His longtime accountants, the firm Mazars USA, dropped him amid the growing public evidence that Trump had regularly lied on business forms. And his cadre of lawyers left him as his legal troubles mounted.

His allies have also felt the heat. The real estate company Cushman and Wakefield has come under scrutiny over the way its property appraisers went along with Trump’s fanciful valuations, sparking accusations from the judge that they broke the rules. That company also got hit with fines for initially refusing to turn over records as well.

On Wednesday, James said her office may still seek action against Cushman and Wakefield, citing an “ongoing investigation.”

Although this investigation remains a civil matter—meaning that Trump and his lieutenants face no prison time—it has provided evidence for a parallel criminal probe her office is conducting alongside the Manhattan District Attorney. That arrangement has drawn criticism over the way the AG’s office can gather evidence that feeds into a criminal probe without putting Trump in front of a grand jury, avoiding a bizarre New York court rule that would have given him total immunity from prosecution.

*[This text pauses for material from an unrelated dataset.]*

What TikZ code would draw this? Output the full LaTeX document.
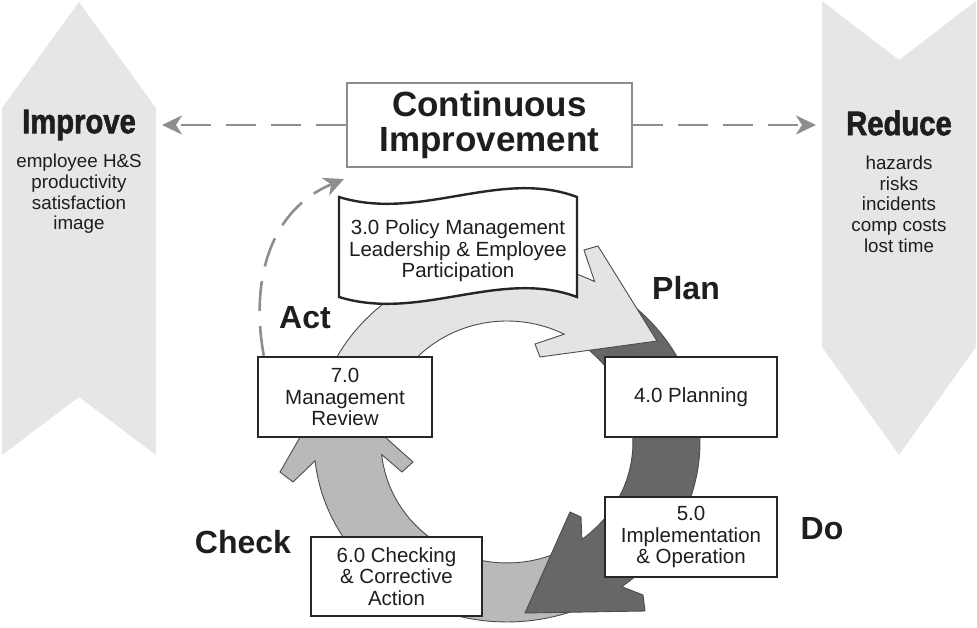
\documentclass[tikz,border=0pt]{standalone}
\usepackage{fontspec}
\setmainfont{Liberation Sans}
\newfontfamily\heavyfont[FakeBold=2]{Liberation Sans Bold}
\usepackage{graphicx}
\usetikzlibrary{arrows.meta,positioning}

\definecolor{sidegray}{HTML}{E6E6E6}
\definecolor{ringlight}{HTML}{E4E4E4}
\definecolor{ringmid}{HTML}{B9B9B9}
\definecolor{ringdark}{HTML}{676767}
\definecolor{dashgray}{HTML}{8E8E8E}
\definecolor{inkgray}{HTML}{1E1E1E}

\newcommand{\boxfont}{\fontsize{20.5}{21.5}\selectfont}
\newcommand{\listfont}{\fontsize{18.8}{20.7}\selectfont}
\newcommand{\phasefont}{\fontsize{32}{34}\selectfont\bfseries}
\newcommand{\heavy}[1]{{\heavyfont\fontsize{34}{36}\selectfont\scalebox{0.86}[1]{#1}}}

\tikzset{stagebox/.style={draw=black!85, line width=2.4pt, fill=white, align=center, inner sep=0pt, minimum width=172pt, minimum height=80pt, font=\boxfont, text=inkgray}}
\tikzset{ringarr/.style={draw=black!70, line width=0.9pt, line join=miter}}
\tikzset{dasharr/.style={draw=dashgray, line width=2.6pt, dash pattern=on 30pt off 15pt, -{Stealth[length=20pt,width=19pt,inset=6pt]}}}
\tikzset{phase/.style={font=\phasefont, text=inkgray}}
\tikzset{sidelist/.style={align=center, font=\listfont, text=inkgray}}

\begin{document}
\begin{tikzpicture}[x=1pt, y=-1pt]
	\useasboundingbox (0,0) rectangle (977,628);

	% side chevrons
	\fill[sidegray] (79,2) -- (156,108) -- (156,455) -- (79,397) -- (2,455) -- (2,108) -- cycle;
	\fill[sidegray] (822,1) -- (899,60) -- (976,1) -- (976,347) -- (899,455) -- (822,347) -- cycle;
	\coordinate (improvetip) at (162,125);
	\coordinate (reducetip) at (816,125);

	\node[text=inkgray] (improve) at (79,125) {\heavy{Improve}};
	\node[sidelist] (improvelist) at (79,194) {employee H\&S\\productivity\\satisfaction\\image};
	\node[text=inkgray] (reduce) at (899,123) {\heavy{Reduce}};
	\node[sidelist] (reducelist) at (899,204) {hazards\\risks\\incidents\\comp costs\\lost time};

	% the cycle
	\filldraw[ringarr, fill=ringmid] (588.6,605.1) arc[start angle=65, end angle=174, x radius=193, y radius=180]
		-- (293,482) -- (280,472) -- (329,387) -- (413,462) -- (402,472)
		-- (381.7,454.6) arc[start angle=174, end angle=65, x radius=126, y radius=121] -- cycle;
	\filldraw[ringarr, fill=ringdark] (617.7,294.5) arc[start angle=305, end angle=413.5, x radius=193, y radius=180]
		-- (643,595) -- (645,611) -- (525,613) -- (570,512) -- (581,517)
		-- (581.9,539.3) arc[start angle=413.5, end angle=305, x radius=126, y radius=121] -- cycle;
	\filldraw[ringarr, fill=ringlight] (320.6,395.4) arc[start angle=195, end angle=297, x radius=193, y radius=180]
		-- (584,250) -- (598,246) -- (657,341) -- (540,357) -- (535,344)
		-- (564.2,334.2) arc[start angle=297, end angle=195, x radius=126, y radius=121] -- cycle;

	\node[draw=black!45, line width=2pt, fill=white, align=center, minimum width=285pt, minimum height=84pt,
		font=\fontsize{35}{35}\selectfont\bfseries, text=inkgray] (ci) at (489.5,125) {Continuous\\Improvement};

	\filldraw[draw=black!85, line width=2.4pt, fill=white] (339,197) .. controls (420,222) and (500,168) .. (577,197)
		-- (577,297) .. controls (500,268) and (420,322) .. (339,297) -- cycle;
	\node[align=center, font=\boxfont, text=inkgray] (policy) at (458,251) {3.0 Policy Management\\Leadership \& Employee\\Participation};

	\node[stagebox, minimum width=174pt] (review) at (345,397) {7.0\\Management\\Review};
	\node[stagebox] (planning) at (691,397) {4.0 Planning};
	\node[stagebox] (implement) at (691,537) {5.0\\Implementation\\\& Operation};
	\node[stagebox, minimum width=171pt, minimum height=79pt] (checking) at (396.5,576.5) {6.0 Checking\\\& Corrective\\Action};

	\begin{scope}
		\draw[dasharr] (ci.west) -- (improvetip);
		\draw[dasharr] (ci.east) -- (reducetip);
		\draw[dasharr] ([xshift=7pt]review.north west) .. controls (250,280) and (270,210) .. ([xshift=-2pt,yshift=-11pt]ci.south west);
	\end{scope}

	\node[phase] (plan) at (686,288) {Plan};
	\node[phase] (do) at (822,529) {Do};
	\node[phase] (check) at (243,542) {Check};
	\node[phase] (act) at (305,318) {Act};
\end{tikzpicture}
\end{document}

But that second investigation, which at first seemed like a guaranteed bottom-up takedown aimed at prosecuting Trump himself, completely fell apart when the new DA, Alvin Bragg Jr., thought it would be too risky to indict Trump. All that’s left is a recent plea deal for the Trump Organization’s ex-chief financial officer, Allen Weisselberg, and an upcoming criminal trial for the company itself.

But Weisselberg’s troubles won’t end there. James said her office will try to bar Weisselberg and the right-hand accountant Jeffrey S. McConney—who testified in the criminal case but made himself the fall guy—from working as finance executives in New York.